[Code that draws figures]
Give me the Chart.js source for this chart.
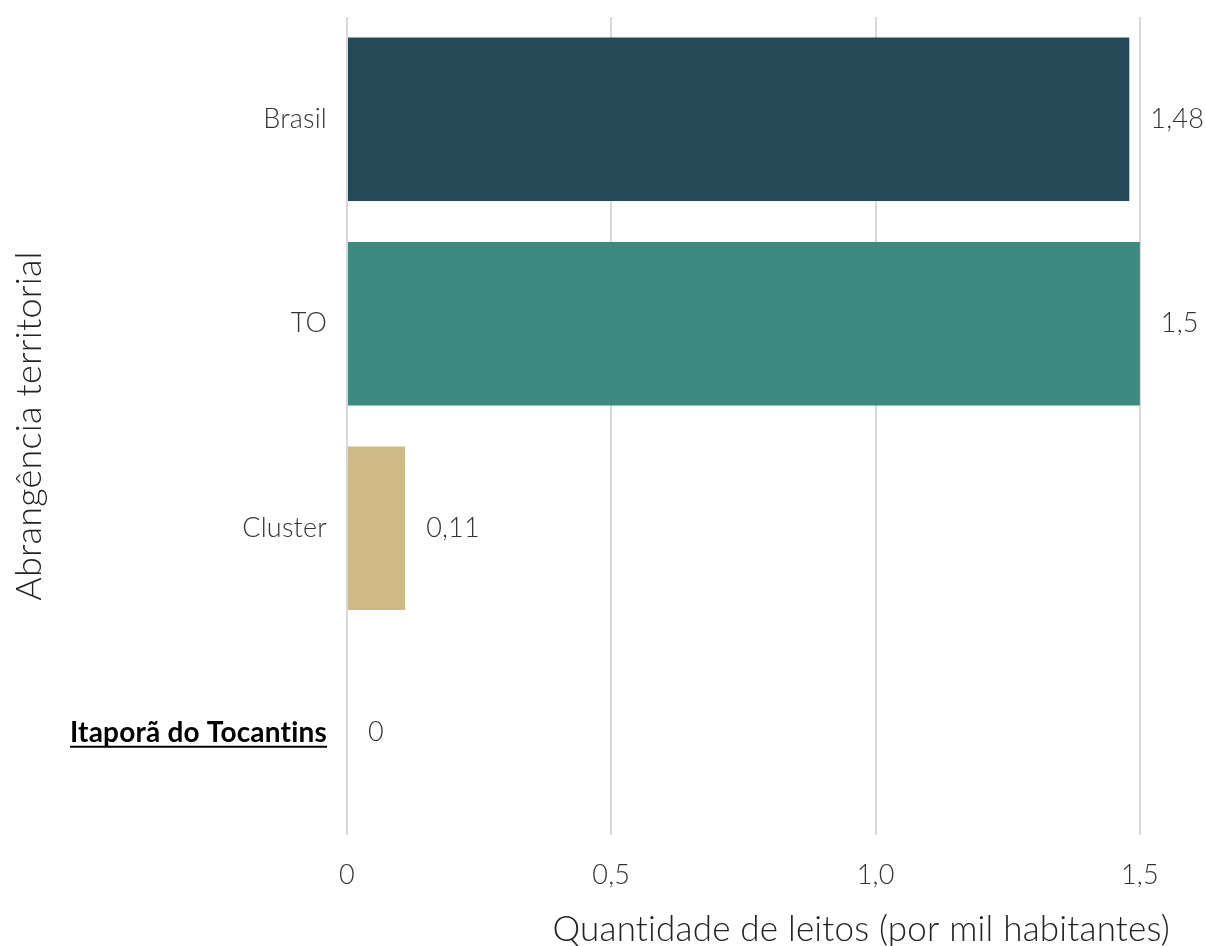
<!DOCTYPE html>
<html lang="pt-BR">
<head>
	<meta charset="UTF-8">
	<title>Leitos por mil habitantes</title>
	<script src="https://cdn.jsdelivr.net/npm/chart.js@4.4.1/dist/chart.umd.min.js"></script>
	<style>
		html, body { margin: 0; padding: 0; background: #fff; }
		#wrap { width: 1206px; height: 946px; }
	</style>
</head>
<body>
	<div id="wrap"><canvas id="bar-chart"></canvas></div>

	<script>
		// data
		var categorias = ["Brasil", "TO", "Cluster", "Itaporã do Tocantins"];
		var valores = [1.48, 1.5, 0.11, 0];
		var rotulos = ["1,48", "1,5", "0,11", "0"];
		var cores = ["#244a58", "#3c8a80", "#cfb985", "#c9bca6"];
		var xTicks = [0, 0.5, 1.0, 1.5];
		var xTickLabels = ["0", "0,5", "1,0", "1,5"];
		var destaque = "Itaporã do Tocantins";

		var fonte = "Lato, 'Open Sans', sans-serif";

		// value labels to the right of each bar + underline for highlighted tick
		var extras = {
			id: 'extras',
			beforeDraw: function(chart) {
				// small spacing keeps "ti" from turning into a ligature
				if ('letterSpacing' in chart.ctx) chart.ctx.letterSpacing = "0.2px";
			},
			afterDatasetsDraw: function(chart) {
				var ctx = chart.ctx;
				var meta = chart.getDatasetMeta(0);
				ctx.save();
				ctx.font = "300 27px " + fonte;
				ctx.fillStyle = "#333333";
				ctx.textAlign = "left";
				ctx.textBaseline = "middle";
				meta.data.forEach(function(bar, i) {
					ctx.fillText(rotulos[i], bar.x + 21, bar.y);
				});
				ctx.restore();
			},
			afterDraw: function(chart) {
				var ctx = chart.ctx;
				var y = chart.scales.y;
				var i = categorias.indexOf(destaque);
				var py = y.getPixelForValue(i);
				ctx.save();
				ctx.font = "bold 28px " + fonte;
				var w = ctx.measureText(destaque).width;
				var xr = chart.chartArea.left - 20;
				ctx.strokeStyle = "#000";
				ctx.lineWidth = 2;
				ctx.beginPath();
				ctx.moveTo(xr - w, py + 14);
				ctx.lineTo(xr, py + 14);
				ctx.stroke();
				ctx.restore();
			}
		};

		new Chart(document.getElementById("bar-chart"), {
			type: 'bar',
			data: {
				labels: categorias,
				datasets: [{
					data: valores,
					backgroundColor: cores,
					barPercentage: 0.8,
					categoryPercentage: 1.0
				}]
			},
			options: {
				indexAxis: 'y',
				responsive: true,
				maintainAspectRatio: false,
				animation: false,
				layout: { padding: { top: 17, right: 36, left: 0, bottom: 0 } },
				plugins: {
					legend: { display: false },
					tooltip: { enabled: false }
				},
				scales: {
					x: {
						min: 0,
						max: 1.557,
						afterBuildTicks: function(s) {
							s.ticks = xTicks.map(function(v) { return { value: v }; });
						},
						afterFit: function(s) { s.height = 111; s.paddingLeft = 0; s.paddingRight = 0; },
						border: { display: false },
						grid: { color: "#d9d9d9", lineWidth: 2, drawTicks: false },
						ticks: {
							padding: 24,
							color: "#333333",
							font: { family: fonte, size: 27, weight: 300 },
							callback: function(v, i) { return xTickLabels[i]; }
						},
						title: {
							display: true,
							text: "Quantidade de leitos (por mil habitantes)",
							align: 'end',
							color: "#222222",
							font: { family: fonte, size: 35, weight: 300 },
							padding: { top: 0, bottom: -5 }
						}
					},
					y: {
						afterFit: function(s) { s.width = 347; s.paddingTop = 0; s.paddingBottom = 0; },
						border: { display: false },
						grid: { display: false, drawTicks: false },
						ticks: {
							padding: 20,
							color: function(c) { return categorias[c.index] === destaque ? "#000000" : "#333333"; },
							font: function(c) {
								if (categorias[c.index] === destaque) return { family: fonte, size: 28, weight: 'bold' };
								return { family: fonte, size: 27, weight: 300 };
							}
						},
						title: {
							display: true,
							text: "Abrangência territorial",
							color: "#222222",
							font: { family: fonte, size: 36, weight: 300 },
							padding: { top: 8, bottom: 0 }
						}
					}
				}
			},
			plugins: [extras]
		});
	</script>
</body>
</html>
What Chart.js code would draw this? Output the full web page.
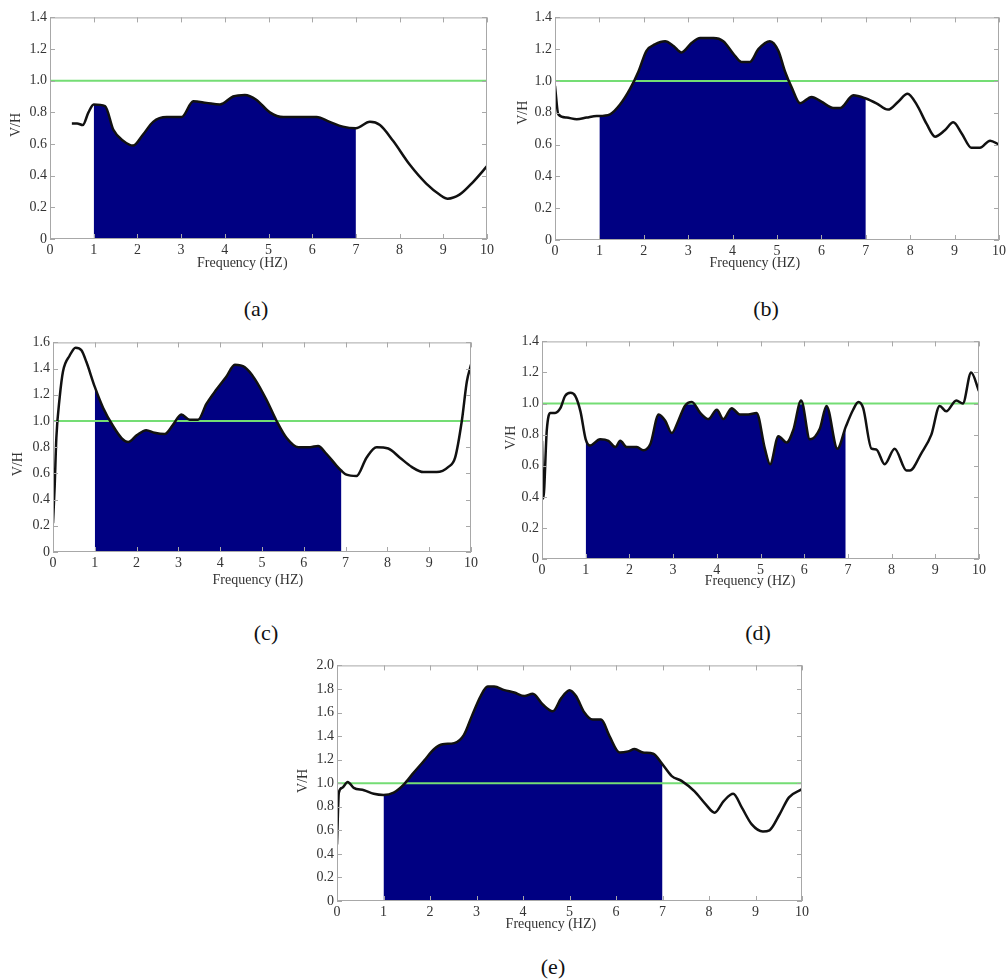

◆ EXERCISE
Without the pictures, print the records in full, exactly as they appear.

◆ WRITTEN ANSWER
Give me the Chart.js source for this chart.
<!DOCTYPE html>
<html lang="pt-BR">
<head>
	<meta charset="UTF-8">
	<title>Leitos por mil habitantes</title>
	<script src="https://cdn.jsdelivr.net/npm/chart.js@4.4.1/dist/chart.umd.min.js"></script>
	<style>
		html, body { margin: 0; padding: 0; background: #fff; }
		#wrap { width: 1206px; height: 946px; }
	</style>
</head>
<body>
	<div id="wrap"><canvas id="bar-chart"></canvas></div>

	<script>
		// data
		var categorias = ["Brasil", "TO", "Cluster", "Itaporã do Tocantins"];
		var valores = [1.48, 1.5, 0.11, 0];
		var rotulos = ["1,48", "1,5", "0,11", "0"];
		var cores = ["#244a58", "#3c8a80", "#cfb985", "#c9bca6"];
		var xTicks = [0, 0.5, 1.0, 1.5];
		var xTickLabels = ["0", "0,5", "1,0", "1,5"];
		var destaque = "Itaporã do Tocantins";

		var fonte = "Lato, 'Open Sans', sans-serif";

		// value labels to the right of each bar + underline for highlighted tick
		var extras = {
			id: 'extras',
			beforeDraw: function(chart) {
				// small spacing keeps "ti" from turning into a ligature
				if ('letterSpacing' in chart.ctx) chart.ctx.letterSpacing = "0.2px";
			},
			afterDatasetsDraw: function(chart) {
				var ctx = chart.ctx;
				var meta = chart.getDatasetMeta(0);
				ctx.save();
				ctx.font = "300 27px " + fonte;
				ctx.fillStyle = "#333333";
				ctx.textAlign = "left";
				ctx.textBaseline = "middle";
				meta.data.forEach(function(bar, i) {
					ctx.fillText(rotulos[i], bar.x + 21, bar.y);
				});
				ctx.restore();
			},
			afterDraw: function(chart) {
				var ctx = chart.ctx;
				var y = chart.scales.y;
				var i = categorias.indexOf(destaque);
				var py = y.getPixelForValue(i);
				ctx.save();
				ctx.font = "bold 28px " + fonte;
				var w = ctx.measureText(destaque).width;
				var xr = chart.chartArea.left - 20;
				ctx.strokeStyle = "#000";
				ctx.lineWidth = 2;
				ctx.beginPath();
				ctx.moveTo(xr - w, py + 14);
				ctx.lineTo(xr, py + 14);
				ctx.stroke();
				ctx.restore();
			}
		};

		new Chart(document.getElementById("bar-chart"), {
			type: 'bar',
			data: {
				labels: categorias,
				datasets: [{
					data: valores,
					backgroundColor: cores,
					barPercentage: 0.8,
					categoryPercentage: 1.0
				}]
			},
			options: {
				indexAxis: 'y',
				responsive: true,
				maintainAspectRatio: false,
				animation: false,
				layout: { padding: { top: 17, right: 36, left: 0, bottom: 0 } },
				plugins: {
					legend: { display: false },
					tooltip: { enabled: false }
				},
				scales: {
					x: {
						min: 0,
						max: 1.557,
						afterBuildTicks: function(s) {
							s.ticks = xTicks.map(function(v) { return { value: v }; });
						},
						afterFit: function(s) { s.height = 111; s.paddingLeft = 0; s.paddingRight = 0; },
						border: { display: false },
						grid: { color: "#d9d9d9", lineWidth: 2, drawTicks: false },
						ticks: {
							padding: 24,
							color: "#333333",
							font: { family: fonte, size: 27, weight: 300 },
							callback: function(v, i) { return xTickLabels[i]; }
						},
						title: {
							display: true,
							text: "Quantidade de leitos (por mil habitantes)",
							align: 'end',
							color: "#222222",
							font: { family: fonte, size: 35, weight: 300 },
							padding: { top: 0, bottom: -5 }
						}
					},
					y: {
						afterFit: function(s) { s.width = 347; s.paddingTop = 0; s.paddingBottom = 0; },
						border: { display: false },
						grid: { display: false, drawTicks: false },
						ticks: {
							padding: 20,
							color: function(c) { return categorias[c.index] === destaque ? "#000000" : "#333333"; },
							font: function(c) {
								if (categorias[c.index] === destaque) return { family: fonte, size: 28, weight: 'bold' };
								return { family: fonte, size: 27, weight: 300 };
							}
						},
						title: {
							display: true,
							text: "Abrangência territorial",
							color: "#222222",
							font: { family: fonte, size: 36, weight: 300 },
							padding: { top: 8, bottom: 0 }
						}
					}
				}
			},
			plugins: [extras]
		});
	</script>
</body>
</html>
What Chart.js code would draw this? Output the full web page.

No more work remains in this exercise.